[DATA SUPPLIED start]
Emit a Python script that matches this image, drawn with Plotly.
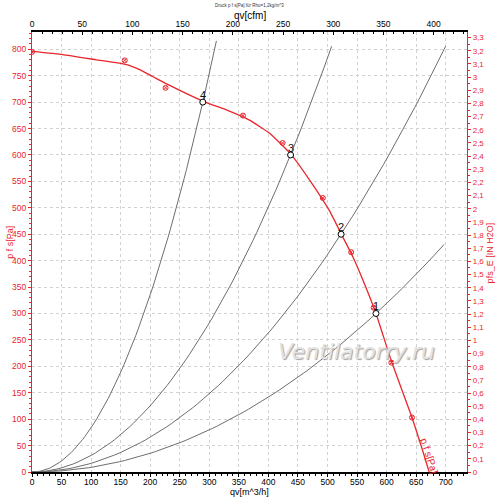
[DATA SUPPLIED end]
[DATA SUPPLIED start]
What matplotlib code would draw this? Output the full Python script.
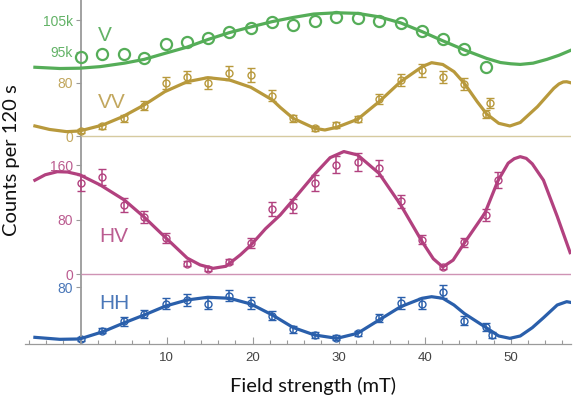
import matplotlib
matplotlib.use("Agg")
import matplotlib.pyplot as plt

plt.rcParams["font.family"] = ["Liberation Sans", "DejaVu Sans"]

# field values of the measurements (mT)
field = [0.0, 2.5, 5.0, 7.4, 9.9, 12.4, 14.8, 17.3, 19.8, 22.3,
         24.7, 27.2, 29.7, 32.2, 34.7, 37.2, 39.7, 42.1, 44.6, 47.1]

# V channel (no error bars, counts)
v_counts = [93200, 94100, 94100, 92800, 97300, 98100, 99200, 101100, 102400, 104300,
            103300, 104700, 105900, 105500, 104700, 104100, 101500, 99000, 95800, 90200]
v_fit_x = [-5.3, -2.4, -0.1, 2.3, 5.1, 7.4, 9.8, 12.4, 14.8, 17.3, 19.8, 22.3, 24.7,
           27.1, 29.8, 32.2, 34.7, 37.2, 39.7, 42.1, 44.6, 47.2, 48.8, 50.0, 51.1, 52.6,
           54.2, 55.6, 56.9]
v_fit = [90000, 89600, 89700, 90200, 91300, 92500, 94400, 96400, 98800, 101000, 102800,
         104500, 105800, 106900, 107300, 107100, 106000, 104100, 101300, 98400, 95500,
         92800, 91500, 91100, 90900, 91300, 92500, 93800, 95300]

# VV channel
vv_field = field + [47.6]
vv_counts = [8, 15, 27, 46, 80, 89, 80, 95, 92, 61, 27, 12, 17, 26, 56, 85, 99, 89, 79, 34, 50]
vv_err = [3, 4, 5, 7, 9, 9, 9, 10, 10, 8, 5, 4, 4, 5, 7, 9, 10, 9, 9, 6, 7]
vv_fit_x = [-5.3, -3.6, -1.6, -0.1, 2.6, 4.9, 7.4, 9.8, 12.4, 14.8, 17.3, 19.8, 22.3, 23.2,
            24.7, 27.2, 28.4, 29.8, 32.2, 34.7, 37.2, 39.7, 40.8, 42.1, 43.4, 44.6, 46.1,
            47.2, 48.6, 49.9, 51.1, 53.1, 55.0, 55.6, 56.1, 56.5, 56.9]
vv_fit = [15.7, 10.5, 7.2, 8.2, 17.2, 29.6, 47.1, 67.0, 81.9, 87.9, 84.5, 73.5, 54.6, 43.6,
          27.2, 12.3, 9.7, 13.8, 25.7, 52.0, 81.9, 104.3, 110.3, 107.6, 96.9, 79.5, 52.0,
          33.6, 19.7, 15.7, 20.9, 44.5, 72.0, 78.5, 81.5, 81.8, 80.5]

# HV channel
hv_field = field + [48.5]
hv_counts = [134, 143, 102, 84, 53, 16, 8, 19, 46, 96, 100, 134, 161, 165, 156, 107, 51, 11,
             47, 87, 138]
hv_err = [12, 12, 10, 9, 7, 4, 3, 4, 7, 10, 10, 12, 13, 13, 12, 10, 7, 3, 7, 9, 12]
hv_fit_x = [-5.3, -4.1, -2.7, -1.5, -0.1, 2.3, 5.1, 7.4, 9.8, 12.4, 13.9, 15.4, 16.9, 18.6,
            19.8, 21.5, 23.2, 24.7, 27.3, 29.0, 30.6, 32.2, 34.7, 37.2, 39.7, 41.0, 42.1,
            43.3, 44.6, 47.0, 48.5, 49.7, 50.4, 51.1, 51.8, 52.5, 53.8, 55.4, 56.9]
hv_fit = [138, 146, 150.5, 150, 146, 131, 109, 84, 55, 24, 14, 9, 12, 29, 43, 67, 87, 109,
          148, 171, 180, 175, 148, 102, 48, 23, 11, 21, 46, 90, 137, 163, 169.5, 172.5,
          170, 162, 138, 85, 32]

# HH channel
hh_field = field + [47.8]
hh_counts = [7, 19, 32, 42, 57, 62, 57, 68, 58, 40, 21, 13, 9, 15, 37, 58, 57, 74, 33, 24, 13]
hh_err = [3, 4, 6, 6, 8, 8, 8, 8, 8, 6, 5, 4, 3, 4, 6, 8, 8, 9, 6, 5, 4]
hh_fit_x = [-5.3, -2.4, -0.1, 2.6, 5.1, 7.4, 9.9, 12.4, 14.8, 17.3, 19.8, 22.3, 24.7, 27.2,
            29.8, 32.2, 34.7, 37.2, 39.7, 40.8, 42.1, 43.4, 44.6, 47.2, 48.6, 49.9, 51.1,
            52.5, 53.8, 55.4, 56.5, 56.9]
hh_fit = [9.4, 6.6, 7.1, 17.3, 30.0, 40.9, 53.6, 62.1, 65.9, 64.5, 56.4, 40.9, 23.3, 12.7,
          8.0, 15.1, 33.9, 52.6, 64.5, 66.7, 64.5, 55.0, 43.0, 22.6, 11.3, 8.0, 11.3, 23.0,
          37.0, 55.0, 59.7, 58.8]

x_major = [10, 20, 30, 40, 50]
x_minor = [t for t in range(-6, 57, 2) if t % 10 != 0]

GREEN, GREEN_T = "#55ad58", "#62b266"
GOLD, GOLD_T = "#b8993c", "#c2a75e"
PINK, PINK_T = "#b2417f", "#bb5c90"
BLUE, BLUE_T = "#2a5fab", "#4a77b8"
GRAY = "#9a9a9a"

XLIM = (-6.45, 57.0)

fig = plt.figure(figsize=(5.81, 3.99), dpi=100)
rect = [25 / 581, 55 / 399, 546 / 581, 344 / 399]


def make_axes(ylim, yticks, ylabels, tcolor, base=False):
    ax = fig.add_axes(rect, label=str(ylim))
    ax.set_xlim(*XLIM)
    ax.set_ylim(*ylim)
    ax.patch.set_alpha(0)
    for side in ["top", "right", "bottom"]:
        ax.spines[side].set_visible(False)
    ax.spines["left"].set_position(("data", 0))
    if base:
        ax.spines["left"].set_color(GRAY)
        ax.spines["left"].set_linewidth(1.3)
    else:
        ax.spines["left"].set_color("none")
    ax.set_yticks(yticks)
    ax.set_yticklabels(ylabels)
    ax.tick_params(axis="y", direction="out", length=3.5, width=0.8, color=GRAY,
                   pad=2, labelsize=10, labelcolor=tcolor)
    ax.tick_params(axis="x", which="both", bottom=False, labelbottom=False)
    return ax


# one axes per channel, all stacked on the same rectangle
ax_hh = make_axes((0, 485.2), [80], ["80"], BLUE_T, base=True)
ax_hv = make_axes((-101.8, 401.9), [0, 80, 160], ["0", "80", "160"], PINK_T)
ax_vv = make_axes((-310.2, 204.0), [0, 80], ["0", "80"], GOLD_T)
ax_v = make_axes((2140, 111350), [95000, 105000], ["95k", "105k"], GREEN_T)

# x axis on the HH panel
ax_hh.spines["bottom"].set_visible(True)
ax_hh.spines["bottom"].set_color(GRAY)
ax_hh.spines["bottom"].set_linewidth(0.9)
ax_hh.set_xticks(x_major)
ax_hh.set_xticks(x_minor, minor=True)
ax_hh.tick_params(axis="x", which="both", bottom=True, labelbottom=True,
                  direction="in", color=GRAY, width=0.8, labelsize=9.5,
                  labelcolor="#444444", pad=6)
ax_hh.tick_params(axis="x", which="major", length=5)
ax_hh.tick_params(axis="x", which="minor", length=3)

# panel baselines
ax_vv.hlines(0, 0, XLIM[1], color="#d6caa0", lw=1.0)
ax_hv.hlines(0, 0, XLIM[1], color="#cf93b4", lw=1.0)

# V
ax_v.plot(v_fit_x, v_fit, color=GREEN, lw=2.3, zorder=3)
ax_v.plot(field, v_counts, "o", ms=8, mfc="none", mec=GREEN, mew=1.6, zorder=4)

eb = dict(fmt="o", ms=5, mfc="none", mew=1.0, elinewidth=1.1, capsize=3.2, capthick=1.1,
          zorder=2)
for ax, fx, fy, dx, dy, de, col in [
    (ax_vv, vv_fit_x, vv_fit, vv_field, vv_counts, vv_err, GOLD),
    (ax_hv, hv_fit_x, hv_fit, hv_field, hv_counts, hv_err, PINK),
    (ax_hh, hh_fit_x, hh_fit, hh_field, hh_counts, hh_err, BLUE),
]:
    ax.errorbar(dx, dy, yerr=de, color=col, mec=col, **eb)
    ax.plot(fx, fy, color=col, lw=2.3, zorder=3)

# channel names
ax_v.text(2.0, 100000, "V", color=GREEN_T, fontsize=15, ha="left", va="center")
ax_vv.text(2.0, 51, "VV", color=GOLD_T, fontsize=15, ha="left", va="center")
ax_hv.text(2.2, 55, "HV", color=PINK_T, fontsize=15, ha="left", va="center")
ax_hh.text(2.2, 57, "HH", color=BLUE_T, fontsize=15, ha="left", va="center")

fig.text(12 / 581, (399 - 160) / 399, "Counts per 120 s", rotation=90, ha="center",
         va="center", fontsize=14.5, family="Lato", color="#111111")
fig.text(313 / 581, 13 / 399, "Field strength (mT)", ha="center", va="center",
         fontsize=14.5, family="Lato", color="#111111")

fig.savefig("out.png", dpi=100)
[DATA SUPPLIED end]
# OBJECTIVE:
Repeat the lines above exactly, beginning with the one containing "What matplotlib code" and finishing with the one containing "92800, 91500, 91100, 90900, 91300, 92500, 93800, 95300]". No pictures belong in the copy.

# RESPONSE TO THE EXERCISE:
What matplotlib code would draw this? Output the full Python script.
import matplotlib
matplotlib.use("Agg")
import matplotlib.pyplot as plt

plt.rcParams["font.family"] = ["Liberation Sans", "DejaVu Sans"]

# field values of the measurements (mT)
field = [0.0, 2.5, 5.0, 7.4, 9.9, 12.4, 14.8, 17.3, 19.8, 22.3,
         24.7, 27.2, 29.7, 32.2, 34.7, 37.2, 39.7, 42.1, 44.6, 47.1]

# V channel (no error bars, counts)
v_counts = [93200, 94100, 94100, 92800, 97300, 98100, 99200, 101100, 102400, 104300,
            103300, 104700, 105900, 105500, 104700, 104100, 101500, 99000, 95800, 90200]
v_fit_x = [-5.3, -2.4, -0.1, 2.3, 5.1, 7.4, 9.8, 12.4, 14.8, 17.3, 19.8, 22.3, 24.7,
           27.1, 29.8, 32.2, 34.7, 37.2, 39.7, 42.1, 44.6, 47.2, 48.8, 50.0, 51.1, 52.6,
           54.2, 55.6, 56.9]
v_fit = [90000, 89600, 89700, 90200, 91300, 92500, 94400, 96400, 98800, 101000, 102800,
         104500, 105800, 106900, 107300, 107100, 106000, 104100, 101300, 98400, 95500,
         92800, 91500, 91100, 90900, 91300, 92500, 93800, 95300]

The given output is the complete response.